EXERCISE GOAL: Count every line of the material that holds the string "document". Respond with the total only.

GIVEN MATERIAL:

-------

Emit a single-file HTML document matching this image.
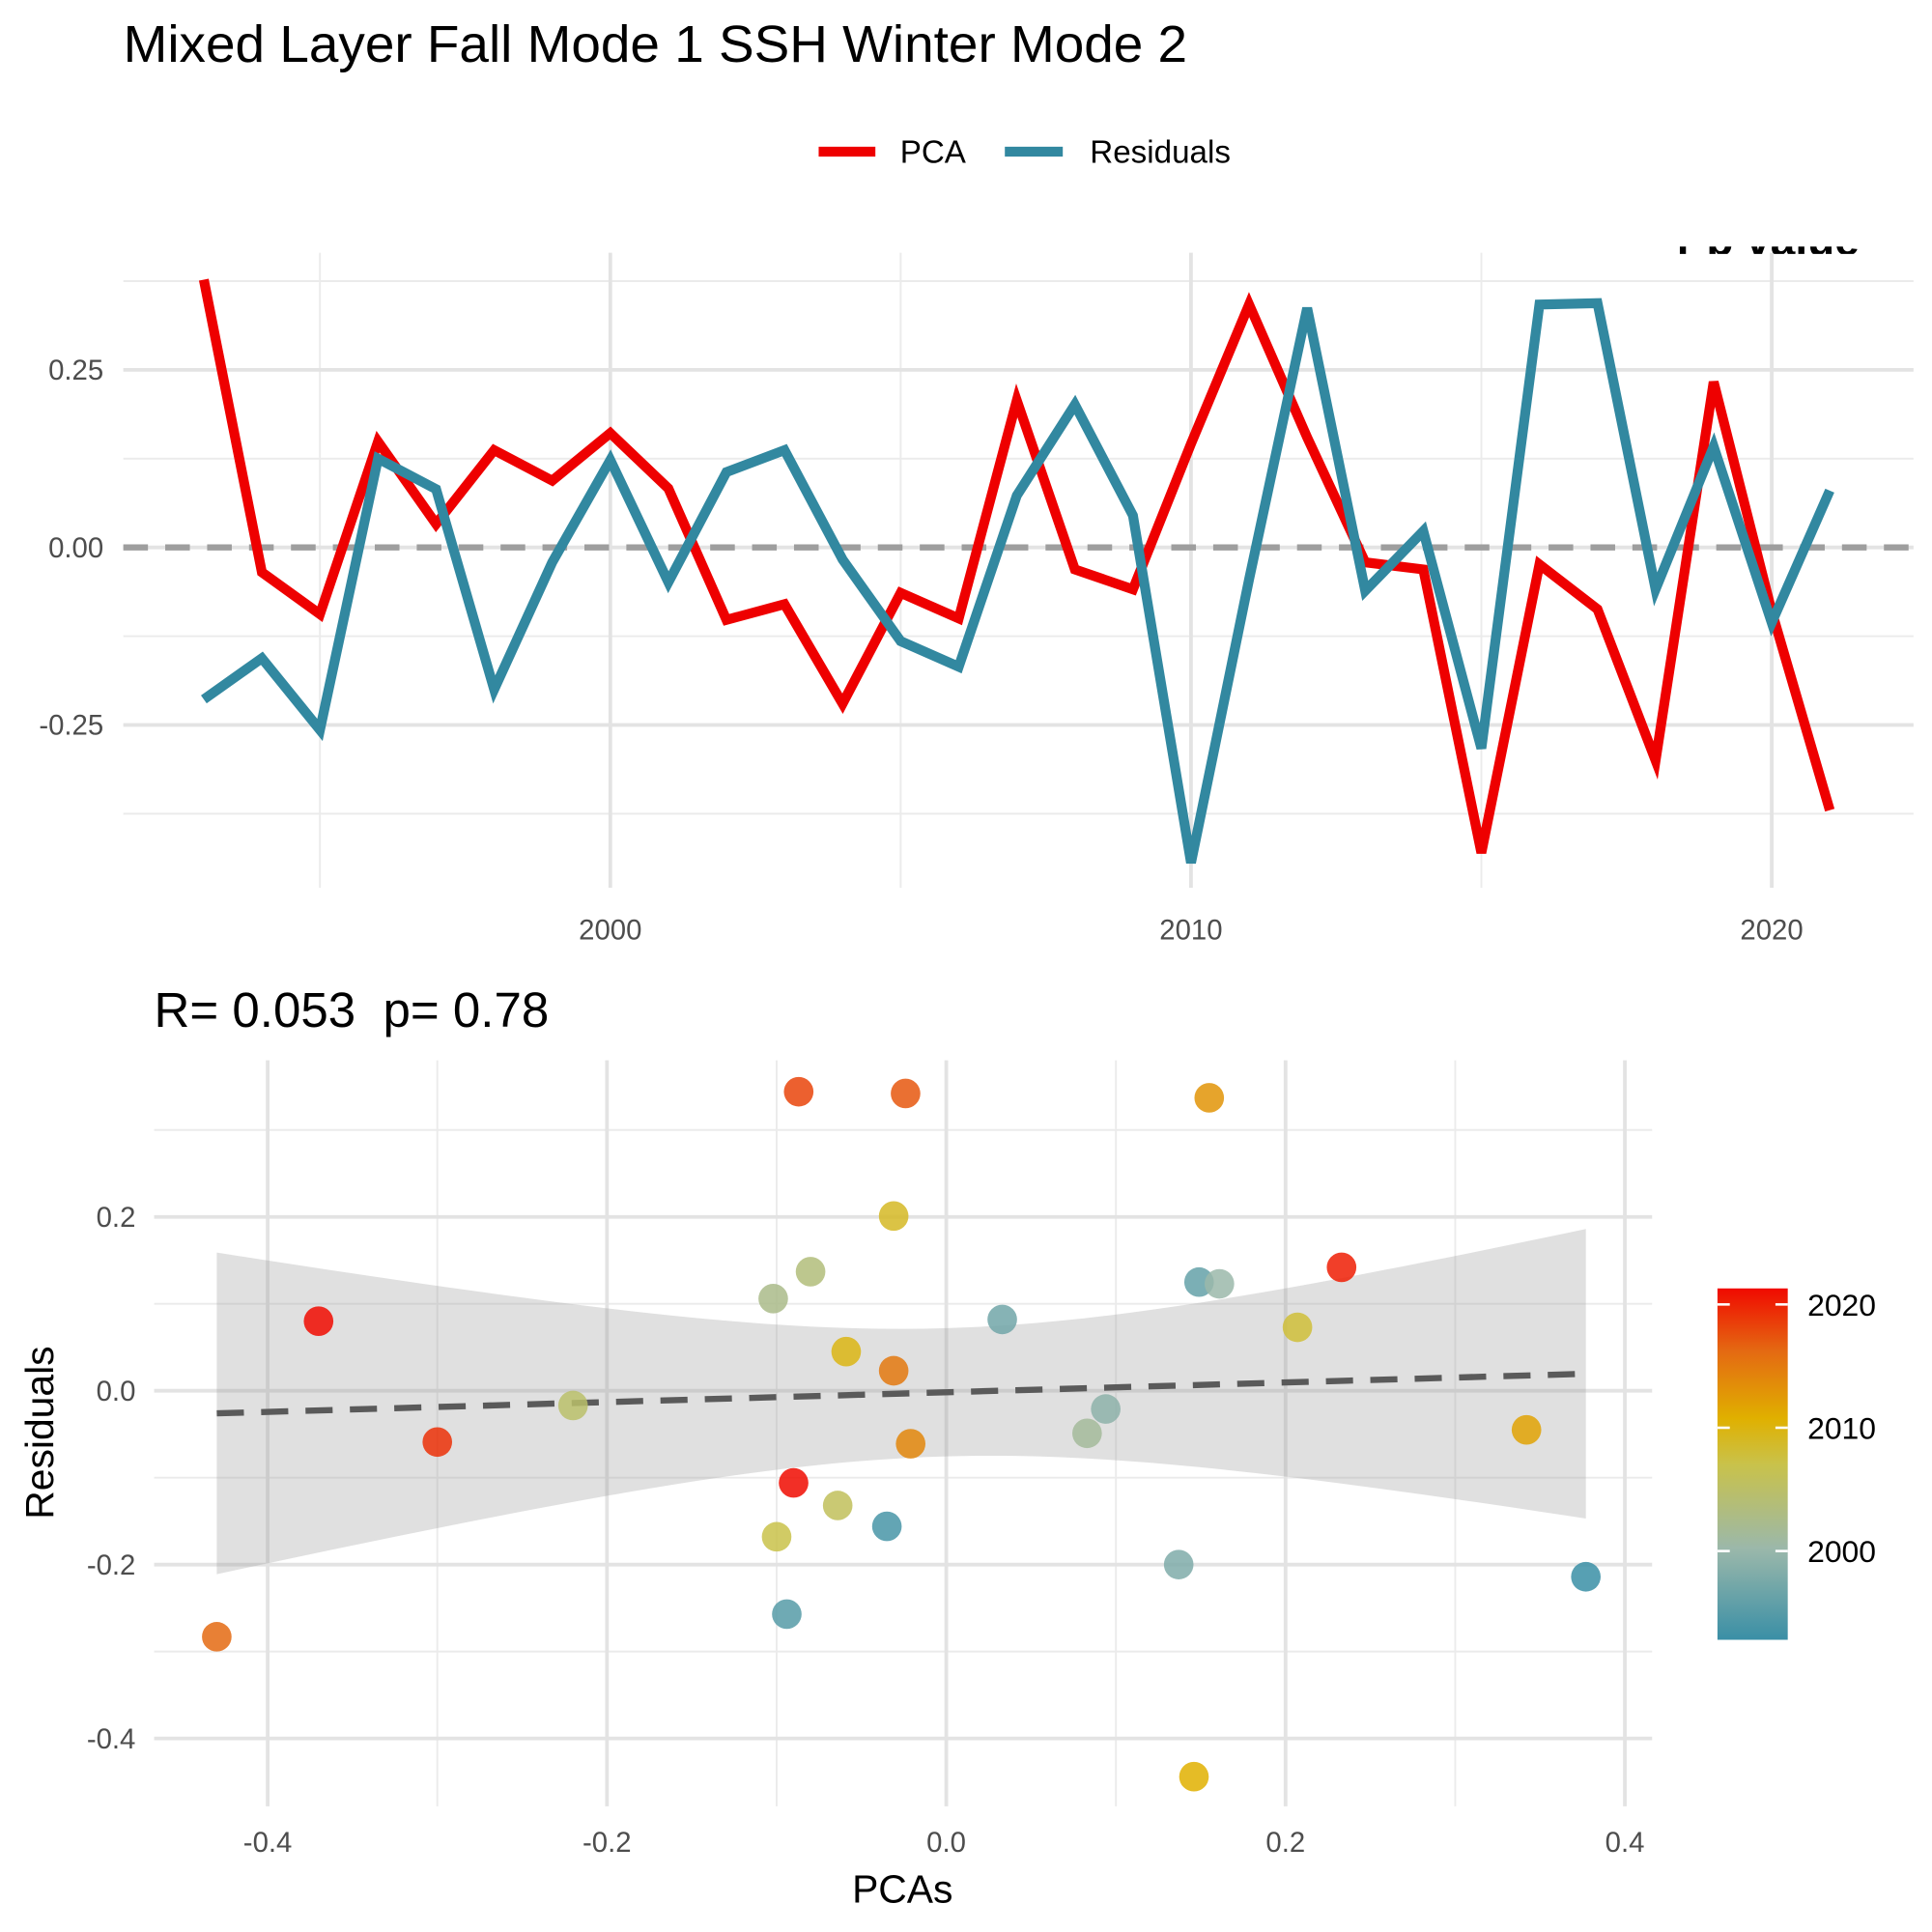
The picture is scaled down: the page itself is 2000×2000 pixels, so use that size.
<!DOCTYPE html>
<html><head><meta charset="utf-8"><style>html,body{margin:0;padding:0;background:#fff}svg{display:block}text{font-family:"Liberation Sans",Arial,sans-serif}</style></head>
<body>
<svg id="chart" width="2000" height="2000" viewBox="0 0 1567 1567" xmlns="http://www.w3.org/2000/svg">
<defs><linearGradient id="cg" x1="0" y1="1" x2="0" y2="0">
<stop offset="0" stop-color="#3A8FA6"/><stop offset="0.26" stop-color="#9BB8AA"/><stop offset="0.5" stop-color="#C9C24A"/><stop offset="0.63" stop-color="#E0B000"/><stop offset="0.82" stop-color="#E46A12"/><stop offset="1" stop-color="#F00A00"/></linearGradient>
<clipPath id="annClip" clipPathUnits="userSpaceOnUse"><rect x="1300" y="200" width="260" height="6"/></clipPath></defs>
<rect width="1567" height="1567" fill="#fff"/>
<text x="100" y="50" font-size="42" fill="#000" textLength="863" lengthAdjust="spacingAndGlyphs">Mixed Layer Fall Mode 1 SSH Winter Mode 2</text>
<g>
<line x1="664" y1="123" x2="710" y2="123" stroke="#EE0000" stroke-width="8"/>
<text x="730" y="132" font-size="26" fill="#000">PCA</text>
<line x1="815" y1="123" x2="862" y2="123" stroke="#3288A0" stroke-width="8"/>
<text x="884" y="132" font-size="26" fill="#000">Residuals</text>
</g>
<g id="topPanel"></g>
<g id="botPanel"></g>
</svg>
<script>
const years=[1993,1994,1995,1996,1997,1998,1999,2000,2001,2002,2003,2004,2005,2006,2007,2008,2009,2010,2011,2012,2013,2014,2015,2016,2017,2018,2019,2020,2021];
const pca=[0.377,-0.035,-0.094,0.149,0.033,0.137,0.094,0.161,0.083,-0.102,-0.08,-0.22,-0.064,-0.10,0.207,-0.031,-0.059,0.146,0.342,0.155,-0.021,-0.031,-0.43,-0.024,-0.087,-0.30,0.233,-0.09,-0.37];
const resid=[-0.214,-0.156,-0.257,0.125,0.082,-0.2,-0.021,0.123,-0.049,0.106,0.137,-0.017,-0.132,-0.168,0.073,0.201,0.045,-0.444,-0.045,0.337,-0.061,0.023,-0.283,0.342,0.344,-0.059,0.142,-0.106,0.08];
const topYTicks=[0.25,0,-0.25];
const topXTicks=[2000,2010,2020];
const botXTicks=[-0.4,-0.2,0,0.2,0.4];
const botYTicks=[0.2,0,-0.2,-0.4];
const cbTicks=[2000,2010,2020];
const NS="http://www.w3.org/2000/svg";
function mk(p,t,a){const e=document.createElementNS(NS,t);for(const k in a)e.setAttribute(k,a[k]);p.appendChild(e);return e;}
const topG=document.getElementById('topPanel'),botG=document.getElementById('botPanel');
const tx=y=>495+(y-2000)*47.1, ty=v=>444-v*576;
for(const v of [0.375,0.125,-0.125,-0.375]){const l=mk(topG,'line',{x1:100,x2:1552,y1:ty(v),y2:ty(v),stroke:'#ebebeb','stroke-width':1.5});}
for(const v of [1995,2005,2015]){const l=mk(topG,'line',{x1:tx(v),x2:tx(v),y1:205,y2:720,stroke:'#ebebeb','stroke-width':1.5});}
for(const v of topYTicks){const l=mk(topG,'line',{x1:100,x2:1552,y1:ty(v),y2:ty(v),stroke:'#e3e3e3','stroke-width':3});
const t=mk(topG,'text',{x:84,y:ty(v)+8,'text-anchor':'end','font-size':23,fill:'#4d4d4d'});t.textContent=v.toFixed(2);}
for(const v of topXTicks){const l=mk(topG,'line',{x1:tx(v),x2:tx(v),y1:205,y2:720,stroke:'#e3e3e3','stroke-width':3});
const t=mk(topG,'text',{x:tx(v),y:762,'text-anchor':'middle','font-size':23,fill:'#4d4d4d'});t.textContent=v;}
const zl=mk(topG,'line',{x1:100,x2:1552,y1:ty(0),y2:ty(0),stroke:'#9e9e9e','stroke-width':5,'stroke-dasharray':'20 14'});

const ann=mk(topG,'g',{'clip-path':'url(#annClip)'});
const clip=mk(ann,'text',{x:1360,y:207,'font-size':36,fill:'#000','font-weight':'bold'});clip.textContent='r p value';

const pl=mk(topG,'polyline',{points:years.map((y,i)=>tx(y)+','+ty(pca[i])).join(' '),fill:'none',stroke:'#EE0000','stroke-width':8});

const rl=mk(topG,'polyline',{points:years.map((y,i)=>tx(y)+','+ty(resid[i])).join(' '),fill:'none',stroke:'#3288A0','stroke-width':8});

const sx=v=>767.5+v*1376, sy=v=>1128-v*705;
const tt=mk(botG,'text',{x:125,y:833,'font-size':40,fill:'#000','style':'white-space:pre'});tt.textContent='R= 0.053  p= 0.78';

for(const v of [0.3,0.1,-0.1,-0.3]){const l=mk(botG,'line',{x1:125,x2:1340,y1:sy(v),y2:sy(v),stroke:'#ebebeb','stroke-width':1.5});}
for(const v of [-0.3,-0.1,0.1,0.3]){const l=mk(botG,'line',{x1:sx(v),x2:sx(v),y1:860,y2:1465,stroke:'#ebebeb','stroke-width':1.5});}
for(const v of botYTicks){const l=mk(botG,'line',{x1:125,x2:1340,y1:sy(v),y2:sy(v),stroke:'#e3e3e3','stroke-width':3});
const t=mk(botG,'text',{x:110,y:sy(v)+8,'text-anchor':'end','font-size':23,fill:'#4d4d4d'});t.textContent=v.toFixed(1);}
for(const v of botXTicks){const l=mk(botG,'line',{x1:sx(v),x2:sx(v),y1:860,y2:1465,stroke:'#e3e3e3','stroke-width':3});
const t=mk(botG,'text',{x:sx(v),y:1502,'text-anchor':'middle','font-size':23,fill:'#4d4d4d'});t.textContent=v.toFixed(1);}
const n=pca.length,mx=pca.reduce((a,b)=>a+b)/n,my=resid.reduce((a,b)=>a+b)/n;
let sxx=0,sxy=0;for(let i=0;i<n;i++){sxx+=(pca[i]-mx)**2;sxy+=(pca[i]-mx)*(resid[i]-my);}
const sl=sxy/sxx,ic=my-sl*mx;let sse=0;for(let i=0;i<n;i++)sse+=(resid[i]-ic-sl*pca[i])**2;
const sd=Math.sqrt(sse/(n-2)),tq=2.052;
const x0=Math.min(...pca),x1=Math.max(...pca),up=[],lo=[];
for(let k=0;k<=60;k++){const x=x0+(x1-x0)*k/60,f=ic+sl*x,h=tq*sd*Math.sqrt(1/n+(x-mx)**2/sxx);up.push(sx(x)+','+sy(f+h));lo.unshift(sx(x)+','+sy(f-h));}
const band=mk(botG,'polygon',{points:up.concat(lo).join(' '),fill:'#999','fill-opacity':0.3});

const rg=mk(botG,'line',{x1:sx(x0),y1:sy(ic+sl*x0),x2:sx(x1),y2:sy(ic+sl*x1),stroke:'#5a5a5a','stroke-width':5,'stroke-dasharray':'22 14'});

const stops=[[1993,[58,143,166]],[2000,[155,184,170]],[2006,[201,194,74]],[2010,[224,176,0]],[2015,[228,106,18]],[2020,[240,10,0]],[2021,[240,10,0]]];
function col(y){for(let i=0;i<stops.length-1;i++){const[a0,c0]=stops[i],[a1,c1]=stops[i+1];if(y<=a1){const t=(y-a0)/(a1-a0);return 'rgb('+c0.map((c,j)=>Math.round(c+(c1[j]-c)*t)).join(',')+')';}}return 'red';}
years.forEach((y,i)=>{const c=mk(botG,'circle',{cx:sx(pca[i]),cy:sy(resid[i]),r:12,fill:col(y),'fill-opacity':0.85});
});
const xl=mk(botG,'text',{x:732,y:1543,'text-anchor':'middle','font-size':32,fill:'#000'});xl.textContent='PCAs';

const yl=mk(botG,'text',{x:43,y:1162,'text-anchor':'middle','font-size':32,fill:'#000',transform:'rotate(-90 43 1162)'});yl.textContent='Residuals';

const cy=y=>1258-(y-2000)*10;
const cb=mk(botG,'rect',{x:1393,y:cy(2021.3),width:57,height:cy(1992.8)-cy(2021.3),fill:'url(#cg)'});

for(const v of cbTicks){mk(botG,'line',{x1:1393,x2:1403,y1:cy(v),y2:cy(v),stroke:'#fff','stroke-width':2});mk(botG,'line',{x1:1440,x2:1450,y1:cy(v),y2:cy(v),stroke:'#fff','stroke-width':2});
const t=mk(botG,'text',{x:1466,y:cy(v)+9,'font-size':25,fill:'#000'});t.textContent=v;}
</script>
</body></html>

-------

EXERCISE RESPONSE: 3